FROM
CUBA
Cuban
produce markets in short supply after government
measure
HAVANA, September 9 (www.cubanet.org) - Since
September 1, many privately-operated produce markets
either have been closed or have very little to
sell. Apparently, the private vendors are reacting
to a government measure enacted that day that
lowers the price of most produce.
The closings have seriously affected consumers'
ability to get food, to the point that in the
El Cotorro municipality of Havana province, for
example, Communist Party officials called in the
operators of the markets to a meeting on Thursday,
and told them that unless they open, even if to
sell only one product, they would be deemed to
be on strike and would lose their vendors' licenses.
In other municipalities, government commerce
inspectors have visited vendors at home or at
work with essentially the same message: Open for
business or lose your licenses.
The government measure decreed price reductions
of between 20 and 30 percent for some products,
and up to 50 percent for others that formerly
sold by the unit and will now be sold by weight.

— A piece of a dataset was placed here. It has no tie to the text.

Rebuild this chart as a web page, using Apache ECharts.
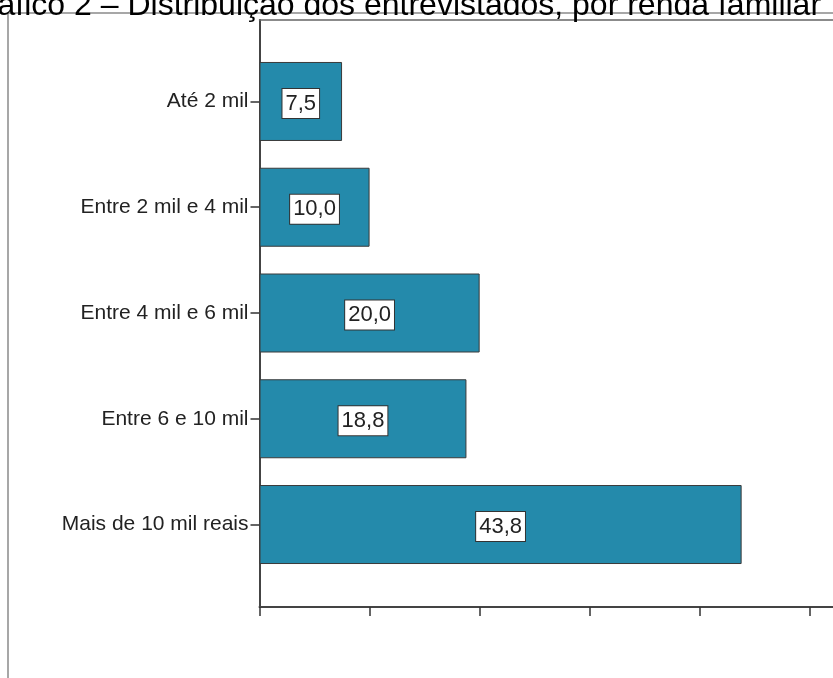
<!DOCTYPE html>
<html>
<head>
<meta charset="utf-8">
<script src="https://cdn.jsdelivr.net/npm/echarts@6/dist/echarts.min.js"></script>
<style>
  html, body { margin: 0; padding: 0; background: #fff; }
  #chart { width: 833px; height: 678px; }
</style>
</head>
<body>
<div id="chart"></div>
<script>
// Income brackets (top to bottom) and share of respondents, in percent
const categories = ['Até 2 mil', 'Entre 2 mil e 4 mil', 'Entre 4 mil e 6 mil', 'Entre 6 e 10 mil', 'Mais de 10 mil reais'];
const percentages = [7.5, 10.0, 20.0, 18.8, 43.8];
const titleText = 'Gráfico 2 – Distribuição dos entrevistados, por renda familiar';

// Percent scale: unlabeled ticks every 10; the axis is cut by the right edge
const axisMin = 0;
const axisMax = 52.1;
const tickValues = [0, 10, 20, 30, 40, 50];

const FONT = "'Liberation Sans', Arial, Helvetica, sans-serif";
const fmtPt = v => v.toFixed(1).replace('.', ',');

const chart = echarts.init(document.getElementById('chart'), null, { renderer: 'canvas' });

const plotLeft = 259.5;
const lineStyle = { color: '#444', width: 2 };

chart.setOption({
  animation: false,
  backgroundColor: '#ffffff',
  title: {
    text: titleText,
    left: -38,
    top: -10,
    padding: 0,
    textStyle: { fontFamily: FONT, fontSize: 32, fontWeight: 'normal', color: '#000' }
  },
  graphic: [{
    type: 'polyline',
    shape: { points: [[8, 678], [8, 13], [833, 13]] },
    style: { stroke: '#8a8a8a', lineWidth: 1.5, fill: null },
    silent: true,
    z: 0
  }],
  grid: [
    // bars
    { left: plotLeft, right: 0, top: 48.6, bottom: 100.6 },
    // plot frame with the axis lines
    { left: plotLeft, right: 0, top: 20, bottom: 71 }
  ],
  xAxis: [
    { gridIndex: 0, type: 'value', min: axisMin, max: axisMax, show: false },
    {
      gridIndex: 1, type: 'value', min: axisMin, max: axisMax, position: 'bottom',
      axisLine: { show: true, lineStyle },
      axisTick: { show: true, length: 9, customValues: tickValues, lineStyle: { color: '#333', width: 1.5 } },
      axisLabel: { show: false },
      splitLine: { show: false }
    },
    {
      gridIndex: 1, type: 'value', min: axisMin, max: axisMax, position: 'top',
      axisLine: { show: true, lineStyle: { color: '#666', width: 1.5 } },
      axisTick: { show: false },
      axisLabel: { show: false },
      splitLine: { show: false }
    }
  ],
  yAxis: [
    {
      gridIndex: 0, type: 'category', inverse: true, data: categories,
      axisLine: { show: false },
      axisTick: { show: true, alignWithLabel: true, length: 9, lineStyle: { color: '#333', width: 1.5 } },
      axisLabel: { fontFamily: FONT, fontSize: 21, color: '#222', margin: 11 },
      splitLine: { show: false }
    },
    {
      gridIndex: 1, type: 'value', min: 0, max: 1,
      axisLine: { show: true, lineStyle },
      axisTick: { show: false },
      axisLabel: { show: false },
      splitLine: { show: false }
    }
  ],
  series: [{
    type: 'bar',
    xAxisIndex: 0,
    yAxisIndex: 0,
    data: percentages,
    barWidth: 79,
    itemStyle: { color: '#248AAB', borderColor: '#3a3a3a', borderWidth: 1 },
    label: {
      show: true,
      position: 'inside',
      offset: [0, 2],
      formatter: p => fmtPt(p.value),
      fontFamily: FONT,
      fontSize: 22,
      color: '#222',
      backgroundColor: '#fff',
      borderColor: '#333',
      borderWidth: 1,
      padding: [4, 3, 3, 3]
    }
  }]
});
</script>
</body>
</html>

On the surface, the measure appears to be beneficial
for consumers, but its results have shown otherwise.
The private produce markets are usually embedded
in residential neighborhoods, are easily accessible
to consumers, and are usually well-supplied. The
people who run them are tied to the land (it's
the only way they can get a license to run them)
either by owning small plots of land or by being
children of those who do.
Consumers' only alternative, the government-run
markets which sell at subsidized prices, are most
often not as conveniently located and don't have
what people want or need. Last Friday, for instance,
in the Havana suburb of Altahabana, commonplace
items such as green peppers, onions, and scallions
were not available.
The private vendors say they can't afford to
sell at the prices mandated by the new government
measure. They say they have to pay between 30
and 40 pesos a day to the laborers who work the
soil, and 50 pesos per night to those who watch
over the produce so it won't be stolen. "Any
other way," said one farmer, "we couldn't
get anybody; farming is hard work." They
also have to pay, they say, 150 pesos a bag for
fertilizer in the underground market because the
government either won't sell it or won't sell
them enough of it.
More importantly, most of them say they simply
won't accept that someone else set the prices
for their produce.
Finally, these farmers-storekeepers argue, the
government wants them to lower prices, but it
won't lower the prices at its dollar stores, the
only other places where consumers can reliably
obtain what they need.
In a twist new to Cuba these last forty years,
these farmers defiantly say they would rather
let their produce rot in the fields than sell
it at the government-mandated prices.